伝・児島
高徳の墓
昔の人は、歌いながらこんな具合に謎掛けをしたそうです。
「なぞなぞ掛けます解かしゃんせ」
「知りたるなぞなら解きますが、知らないなぞならあげて聞く」
「それでは私が掛けましょう。児島高徳と掛けて何と解く」
「よう掛けしゃんした解くわいなぁ、鉛筆削りと解くわいなぁ」
「よう解かしゃんした、お心は?」
「どっちも木を削って文字を書く」
児島高徳、と聞いて説明しなくてもこの人の事がわかる世代は少数派になりました。
鎌倉幕府を倒そうと計画した後醍醐天皇は、計画がばれて隠岐島に流されることになりました。
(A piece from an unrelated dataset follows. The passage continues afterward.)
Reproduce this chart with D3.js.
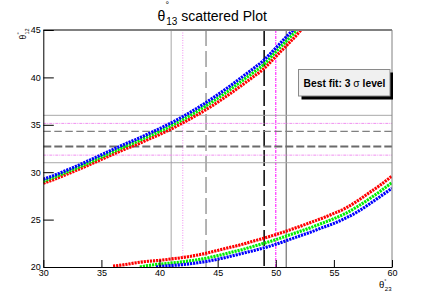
<!DOCTYPE html>
<html><head><meta charset="utf-8">
<script src="https://cdn.jsdelivr.net/npm/d3@7"></script>
<style>body{margin:0;background:#fff}svg{display:block;font-family:"Liberation Sans",Arial,Helvetica,sans-serif}</style>
</head><body><svg id="c" width="436" height="297"></svg>
<script>
// ---- data ----
const xTicks = [30,35,40,45,50,55,60];
const yTicks = [20,25,30,35,40,45];
const vLines = [41,42,44,49,50,50.9];
const hLines = [36,35.15,34.3,32.7,31.8,31];

const upperRed = [[30,28.82],[31,29.27],[32,29.77],[33,30.27],[34,30.8],[35,31.35],[36,31.88],[37,32.42],[38,32.9],[39,33.44],[40,33.98],[41,34.56],[42,35.2],[43,35.88],[44,36.6],[45,37.38],[46,38.22],[47,39.1],[48,40.0],[49,40.95],[50,42.2],[51,43.45],[52,44.75],[52.3,45.2]];
const upperGreen = [[30,29.05],[31,29.5],[32,30.0],[33,30.5],[34,31.05],[35,31.6],[36,32.15],[37,32.7],[38,33.2],[39,33.75],[40,34.3],[41,34.9],[42,35.55],[43,36.25],[44,37.0],[45,37.8],[46,38.65],[47,39.55],[48,40.45],[49,41.4],[50,42.7],[51,43.95],[51.9,45.1]];
const upperBlue = [[30,29.25],[31,29.7],[32,30.2],[33,30.72],[34,31.28],[35,31.84],[36,32.4],[37,32.96],[38,33.47],[39,34.03],[40,34.6],[41,35.2],[42,35.87],[43,36.58],[44,37.35],[45,38.17],[46,39.03],[47,39.95],[48,40.87],[49,41.85],[50,43.1],[51,44.4],[51.6,45.1]];

const lowerRed = [[36,20.1],[37,20.25],[38,20.45],[39,20.6],[40,20.7],[41,20.85],[42,21.0],[43,21.2],[44,21.45],[45,21.75],[46,22.05],[47,22.35],[48,22.7],[49,23.05],[50,23.42],[51,23.82],[52,24.25],[53,24.7],[54,25.15],[55,25.65],[56,26.2],[57,26.95],[58,27.8],[59,28.65],[60,29.6]];
const lowerGreen = [[38.3,20.0],[39,20.15],[40,20.3],[41,20.42],[42,20.55],[43,20.72],[44,20.92],[45,21.2],[46,21.5],[47,21.8],[48,22.15],[49,22.5],[50,22.88],[51,23.3],[52,23.72],[53,24.15],[54,24.62],[55,25.1],[56,25.65],[57,26.35],[58,27.15],[59,28.0],[60,28.9]];
const lowerBlue = [[39.7,20.0],[40,20.05],[41,20.15],[42,20.25],[43,20.4],[44,20.58],[45,20.82],[46,21.1],[47,21.4],[48,21.7],[49,22.02],[50,22.4],[51,22.82],[52,23.25],[53,23.68],[54,24.15],[55,24.6],[56,25.15],[57,25.8],[58,26.6],[59,27.45],[60,28.3]];

// ---- drawing ----
const svg = d3.select("#c");
const L = 43.3, R = 392, T = 30, B = 267;
const x = d3.scaleLinear([30,60],[L,R]);
const y = d3.scaleLinear([20,45],[B,T]);

svg.append("defs").append("clipPath").attr("id","fr")
  .append("rect").attr("x",L).attr("y",T).attr("width",R-L).attr("height",B-T);

const g = svg.append("g").attr("clip-path","url(#fr)");

// reference lines
const vStyle = [
  {c:"#a8a8a8",w:1,d:null},
  {c:"#f090f0",w:1,d:"1,1.5"},
  {c:"#808080",w:1.2,d:"16,5"},
  {c:"#000",w:1.5,d:"16,4"},
  {c:"#ff30ff",w:1.2,d:"3,1,1,1"},
  {c:"#707070",w:1.2,d:null}
];
const hStyle = [
  {c:"#a8a8a8",w:1,d:null},
  {c:"#f090f0",w:1,d:"3,1,1,1"},
  {c:"#808080",w:1.2,d:"7.5,3.5"},
  {c:"#6a6a6a",w:2,d:"8,3"},
  {c:"#f090f0",w:1,d:"3,1,1,1"},
  {c:"#a8a8a8",w:1,d:null}
];
vLines.forEach((v,i)=>{
  g.append("line").attr("x1",x(v)).attr("x2",x(v)).attr("y1",T).attr("y2",B)
   .attr("stroke",vStyle[i].c).attr("stroke-width",vStyle[i].w).attr("stroke-dasharray",vStyle[i].d);
});
hLines.forEach((v,i)=>{
  g.append("line").attr("x1",L).attr("x2",R).attr("y1",y(v)).attr("y2",y(v))
   .attr("stroke",hStyle[i].c).attr("stroke-width",hStyle[i].w).attr("stroke-dasharray",hStyle[i].d);
});

// bands
const line = d3.line().x(d=>x(d[0])).y(d=>y(d[1])).curve(d3.curveMonotoneX);
const series = [
  [upperRed,"#ff0000"],[upperGreen,"#00ee00"],[upperBlue,"#0000ff"],
  [lowerRed,"#ff0000"],[lowerGreen,"#00ee00"],[lowerBlue,"#0000ff"]
];
series.forEach(([d,c])=>{
  g.append("path").attr("d",line(d)).attr("fill","none").attr("stroke",c)
   .attr("stroke-width",3.1).attr("stroke-dasharray","2.2,0.9");
});

// frame top/right
svg.append("line").attr("x1",L).attr("x2",R).attr("y1",T).attr("y2",T).attr("stroke","#808080").attr("stroke-width",2);
svg.append("line").attr("x1",R).attr("x2",R).attr("y1",T).attr("y2",B).attr("stroke","#808080").attr("stroke-width",1);

// axes
const minorX = d3.range(30,61,1), minorY = d3.range(20,46,1);
const xAx = svg.append("g").attr("transform",`translate(0,${B})`);
xAx.call(d3.axisBottom(x).tickValues(minorX).tickSize(-3.5).tickSizeOuter(0).tickFormat(""));
xAx.call(d3.axisBottom(x).tickValues(xTicks).tickSize(-7).tickSizeOuter(0).tickPadding(3).tickFormat(d3.format("d")));
const yAx = svg.append("g").attr("transform",`translate(${L},0)`);
yAx.call(d3.axisLeft(y).tickValues(minorY).tickSize(-5.2).tickSizeOuter(0).tickFormat(""));
yAx.call(d3.axisLeft(y).tickValues(yTicks).tickSize(-10.5).tickSizeOuter(0).tickPadding(2.5).tickFormat(d3.format("d")));
svg.selectAll(".tick text").attr("font-size",9).attr("font-family","Liberation Sans, Arial, sans-serif").attr("fill","#000");
svg.selectAll(".domain").attr("stroke","#000");

// title
const t = svg.append("text").attr("font-size",14).attr("fill","#000");
t.append("tspan").attr("x",157.5).attr("y",20.5).text("θ");
t.append("tspan").attr("x",165.6).attr("y",8.3).attr("font-size",9).text("°");
t.append("tspan").attr("x",166.2).attr("y",24.8).attr("font-size",10).text("13");
t.append("tspan").attr("y",20.5).text(" scattered Plot");

// x title
const xt = svg.append("text").attr("font-size",9.5);
xt.append("tspan").attr("x",379).attr("y",287.5).text("θ");
xt.append("tspan").attr("x",384.3).attr("y",282.5).attr("font-size",5.5).text("°");
xt.append("tspan").attr("x",384.8).attr("y",290.5).attr("font-size",6).text("23");

// y title (rotated; local u runs upward)
const yt = svg.append("text").attr("transform","translate(26,39.5) rotate(-90)").attr("font-size",8.5);
yt.append("tspan").attr("x",0).attr("y",0).text("θ");
yt.append("tspan").attr("x",4.9).attr("y",-5.5).attr("font-size",6).text("°");
yt.append("tspan").attr("x",4.9).attr("y",2.6).attr("font-size",5.5).text("12");

// legend
svg.append("rect").attr("x",301.5).attr("y",72.5).attr("width",91.5).attr("height",27).attr("fill","#000");
svg.append("rect").attr("x",298.5).attr("y",69.5).attr("width",91.5).attr("height",26.5).attr("fill","#f0f0f0").attr("stroke","#8a8a8a").attr("stroke-width",1);
const lt = svg.append("text").attr("x",344.5).attr("y",86.5).attr("text-anchor","middle").attr("font-size",10.3).attr("font-weight","bold");
lt.append("tspan").text("Best fit: 3  ");
lt.append("tspan").attr("font-weight","normal").text("σ");
lt.append("tspan").text(" level");
</script></body></html>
元弘2年(1332)3月7日京都を出発し、10日後の17日には津山の院ノ庄に着いています。ここで児島高徳は、天皇を救い出そうとしますが、幕府側の警戒が厳しくできません。止むなく彼は天皇の宿舎に生えていた桜の木の幹を削って、天皇を励ます言葉を書き残します。いわく、「天勾践をむなしゅうするなかれ、時に范蠡無きにしもあらず」
読んだだけではチンプンカンプン何のことやら訳がわかりません。朝になって桜の木に書いてあるこの字をみつけた警護の武士にも意味がわからなかったそうですが、天皇にはよくわかって大変喜ばれた、と『太平記』にはあります。
ところで高徳は、天皇救出作戦をあきらめて帰ったかと思いきや、米子の伝説では、救出の機会をねらって院ノ庄から米子までやって来て、米子で亡くなった、というのです。
児島高徳は、備前岡山の邑久郡に生まれたといわれていますが、実在の人物だったかどうか疑問視されています。岡山の児島に本拠がある五流山伏のことでは、とか『太平記』の作者が小島法師という人だから、彼こそ児島高徳では、という説もあったり今に至るも決着のつかない人物ですが、凉善寺には彼の墓があって、丁重に祀られています。
戦前には文部省唱歌にこの人の歌があって歌いました。
♪船坂山や杉坂と、御跡慕いて院ノ庄…。このあたりまでの歌詞はわかりますが、♪天勾践…。になるとさっぱり意味がわからず、替え歌を作って歌っていました。その中のひとつ。♪扁桃腺を腫すことなかれ、時に死ぬる人無きにしもあらず…。
まだまだ寒い風邪の季節です。扁桃腺をお大事に。